Community

How to Be a Good Ally in Your Community

By Welcomes Published · Updated

How to Be a Good Ally in Your Community

Being an ally means using your social position, resources, and voice to support people who face obstacles you do not encounter. In a community context, allyship involves actively standing alongside marginalized neighbors, amplifying voices that institutional structures routinely ignore or silence, challenging policies and practices that produce inequity, and doing the ongoing internal work of examining your own privilege and blind spots. Effective allyship is not a label you claim or a badge you display. It is a practice you demonstrate through consistent, sometimes uncomfortable, action over time.

Starting With Honest Self-Assessment

Allyship begins with examining your own advantages and the systems that created them. If you are white in a predominantly white neighborhood, your physical comfort and sense of safety in that space are structural defaults rather than individually earned outcomes. If you own your home in a community where many rent, your voice carries more institutional weight in municipal proceedings. If you are a native English speaker in a multilingual neighborhood, every government form, public sign, and community meeting was designed with you as the assumed audience. Recognizing these structural advantages is not about guilt but about awareness, and awareness is the essential foundation for constructive action.

Examine how your community’s institutions and social patterns serve some residents better than others. Whose concerns receive prompt attention from local government? Whose property complaints generate rapid municipal response? Whose children navigate local institutions comfortably? Whose cultural celebrations are acknowledged by the broader community? Honest investigation of these patterns reveals the landscape of privilege and marginalization specific to your neighborhood.

Concrete Allyship Actions

Show up to events, meetings, and hearings that do not directly affect you but affect marginalized neighbors. Attend the school board discussion about ESL funding even if your children are native speakers. Attend the planning commission hearing about affordable housing even if you own a home. Your presence communicates solidarity and your voice supports positions without requiring affected residents to carry the entire advocacy burden by themselves.

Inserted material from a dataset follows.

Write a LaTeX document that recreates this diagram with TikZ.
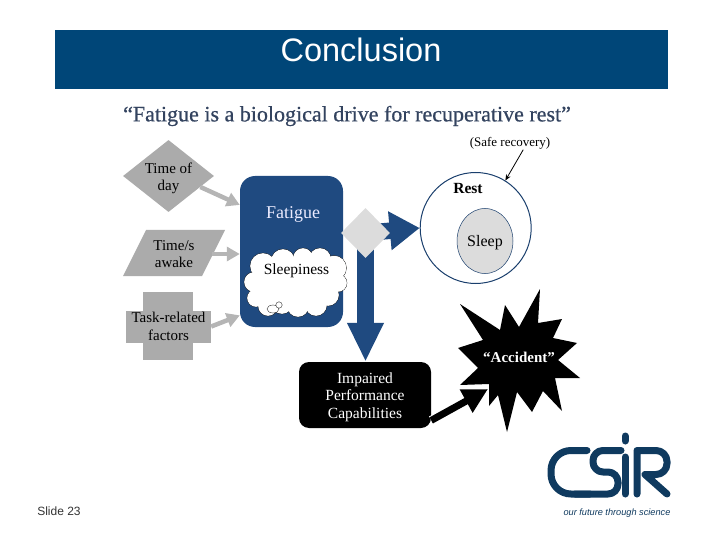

When you witness discrimination, bias, or exclusion in community spaces, respond. The intervention does not require dramatic confrontation; it can be as measured as sitting next to someone being excluded from a group, calmly redirecting a conversation that has veered into prejudiced territory, supporting a challenged neighbor in a public meeting, or privately reporting discriminatory behavior to relevant authorities. The specific response matters less than the fact that silence was not chosen.

Amplify marginalized voices rather than speaking for people who can speak for themselves. During community meetings, yield floor time to residents whose perspectives are underrepresented. In social settings, redirect attention toward people being talked over or ignored. Share and properly credit the ideas and proposals of community members from marginalized groups rather than absorbing and repackaging those ideas as your own contributions.

Education as Ongoing Practice

Educate yourself continuously about the lived experiences of marginalized communities. Read books, listen to podcasts, watch documentaries, and engage with media created by people from communities you want to support. This self-education reduces the burden on marginalized individuals to explain their experiences to you repeatedly, a form of unpaid emotional labor that allies should minimize rather than expect.

When your actions miss the mark, and they will, accept correction with humility rather than defensiveness. The instinct to defend your intent (“but I meant well”) centers your feelings over the impact of your actions. The ally who listens, acknowledges the harm, adjusts their behavior, and moves forward without demanding emotional reassurance from the person they affected demonstrates the maturity that sustained allyship requires.

Building Relationships, Not Performances

Genuine allyship is rooted in authentic relationships rather than public performance. The neighbor whose name you know, whose children interact with yours, whose story you understand because you invested time in listening: that is the person you will show up for naturally when circumstances demand it. Performative allyship that exists primarily for social credit and evaporates when the spotlight fades helps nobody and often harms the people it claims to support.

Invest in cross-difference friendships where the primary bond is genuine mutual regard rather than an ally-beneficiary dynamic. People want friends and neighbors, not saviors. When your community work is motivated by relationship rather than role, the allyship becomes sustainable, natural, and genuinely impactful.

Institutional and Systemic Advocacy

Individual actions matter, but systemic change multiplies their impact. Advocate for inclusive policies in your HOA, school board, city council, and workplace. Push for diverse representation on decision-making bodies. Support funding for programs that serve underrepresented populations. Use whatever institutional access your position provides to open doors rather than guard them.

The goal of allyship is not permanent dependence on allies but the creation of systems where allyship becomes unnecessary because equity is structural rather than dependent on individual goodwill.